HTCondor is no longer in active use at Aalto. This page serves as historical reference information that may be useful for others.

Introduction

HTCondor (formerly known as just Condor) is a computing scheduler developed at University of Wisconsin-Madison. This allows users to run their binaries on Aalto Linux workstations without explicit logging to desktop machines. Condor takes care of choosing the right workstation, setting correct job priority and taking care of cleaning the output. Condor distributes, schedules, executes and returns the result. So handmade farming is not needed.

HTCondor status at Aalto and support

Condor installations are department specific. Here is a list of departments that have HTCondor software installed on their Ubuntu workstations.

Department / school	Support contact	Comments
PHYS & NBE / SCI	Aalto IT servicedesk *	joint installation, installed on all the Ubuntu workstations
CS / SCI	Aalto IT servicedesk *	installed on all the Ubuntu workstations
MATH / SCI	Matti Harjula and Kenrick Bingham	installed on about 50 newer Ubuntu workstations

The instructions below are common to all the departments if not mentioned otherwise.

* Getting help: your department IT guys have responsibility over the HTCondor installation. Best way to reach them is to drop an email to the Aalto IT servicedesk including info like: your department, Linux workstation name and type of problem.

HTCondor official manuals

The detailed manual can be found from https://research.cs.wisc.edu/htcondor/manual/. Current version of Condor we have can be checked with condor_q -version.

Before you run with Condor

It is recommended that you compile you binary statically. If you have used shared libs (or you get from someone code that has not been compiled statically), make sure that you set your environment correctly and use getenv = true option in Condor submit script.
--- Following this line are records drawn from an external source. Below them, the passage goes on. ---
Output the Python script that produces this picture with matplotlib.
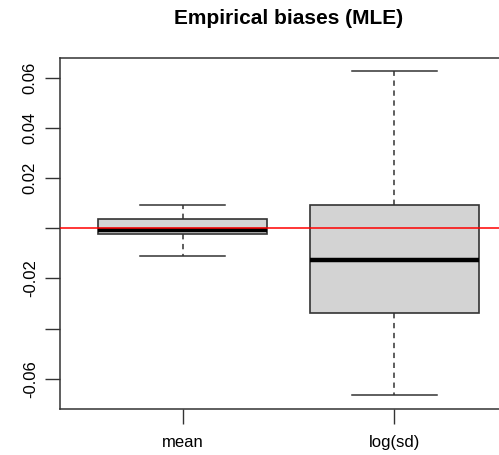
import numpy as np
import matplotlib.pyplot as plt

plt.rcParams['font.family'] = ['Liberation Sans', 'DejaVu Sans']

# box summaries of the simulated biases
groups = ['mean', 'log(sd)']
whisker_low = [-0.0110, -0.0667]
box_low = [-0.0024, -0.0338]
medians = [-0.0007, -0.0127]
box_high = [0.0037, 0.0092]
whisker_high = [0.0092, 0.0628]

y_ticks = [-0.06, -0.04, -0.02, 0.0, 0.02, 0.04, 0.06]
y_labels = ['-0.06', '', '-0.02', '', '0.02', '0.04', '0.06']

stats = []
for i in range(len(groups)):
    stats.append({'whislo': whisker_low[i], 'q1': box_low[i], 'med': medians[i],
                  'q3': box_high[i], 'whishi': whisker_high[i], 'label': groups[i]})

fig = plt.figure(figsize=(4.99, 4.55), dpi=100)
W, H = 499, 455
ax = fig.add_axes([60 / W, (H - 409) / H, 457 / W, (409 - 58) / H])

ax.axhline(0, color='red', lw=1.1, zorder=3)
ax.bxp(stats, positions=[1, 2], widths=0.8, capwidths=0.4, patch_artist=True,
       showfliers=False,
       boxprops=dict(facecolor='#d3d3d3', edgecolor='#333333', lw=1.2),
       whiskerprops=dict(color='#333333', lw=1.1, linestyle=(0, (3.5, 3))),
       capprops=dict(color='#333333', lw=1.1),
       medianprops=dict(color='black', lw=3.2, solid_capstyle='butt'))

ax.set_xlim(0.42, 2.58)
ax.set_ylim(-0.0721, 0.068)
ax.set_xticks([1, 2])
ax.set_xticklabels(groups, fontsize=12)
ax.set_yticks(y_ticks)
ax.set_yticklabels(y_labels, fontsize=12, rotation=90, va='center')
ax.tick_params(axis='both', length=11, width=1, color='#333333')
ax.tick_params(axis='y', pad=5)
ax.tick_params(axis='x', pad=8)
for s in ax.spines.values():
    s.set_color('#333333')
    s.set_linewidth(1.1)

fig.text((60 + 517) / 2 / W, 1 - 19 / H, 'Empirical biases (MLE)', ha='center',
         va='center', fontsize=15, fontweight='bold')

fig.savefig('out.png', dpi=100)
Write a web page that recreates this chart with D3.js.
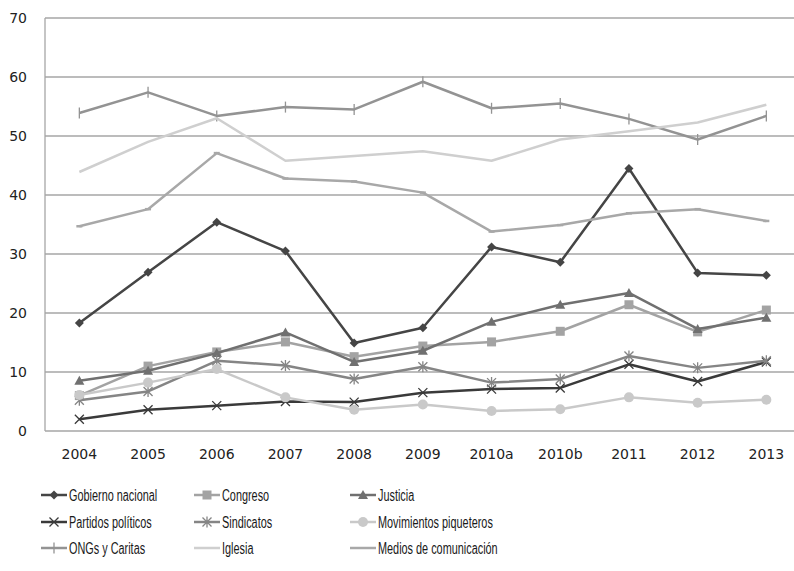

No large MPI jobs (over the net) are allowed with Condor. For any large MPI or multithread job, please either run on your local workstation only or on other resources like Triton.

Condor is well suited for short time serial runs (like overnight), or for small (2-4 CPUs) parallel runs that can be run within one machine. Long runs (over 12 hours) are possible, but remember that Condor runs on local workstations, and uses only idle CPU cycles, i.e. some currently unused workstation during the day and all of them during night. Local usage is of higher priority and thus submitted Condor job that hurts local user will be suspended.

Always use should_transfer_files = yes in your Condor submit script. This way you make sure that all IOs will go to local directory assigned to HTCondor on a local worker instead of shared NFS (be it /home or alike).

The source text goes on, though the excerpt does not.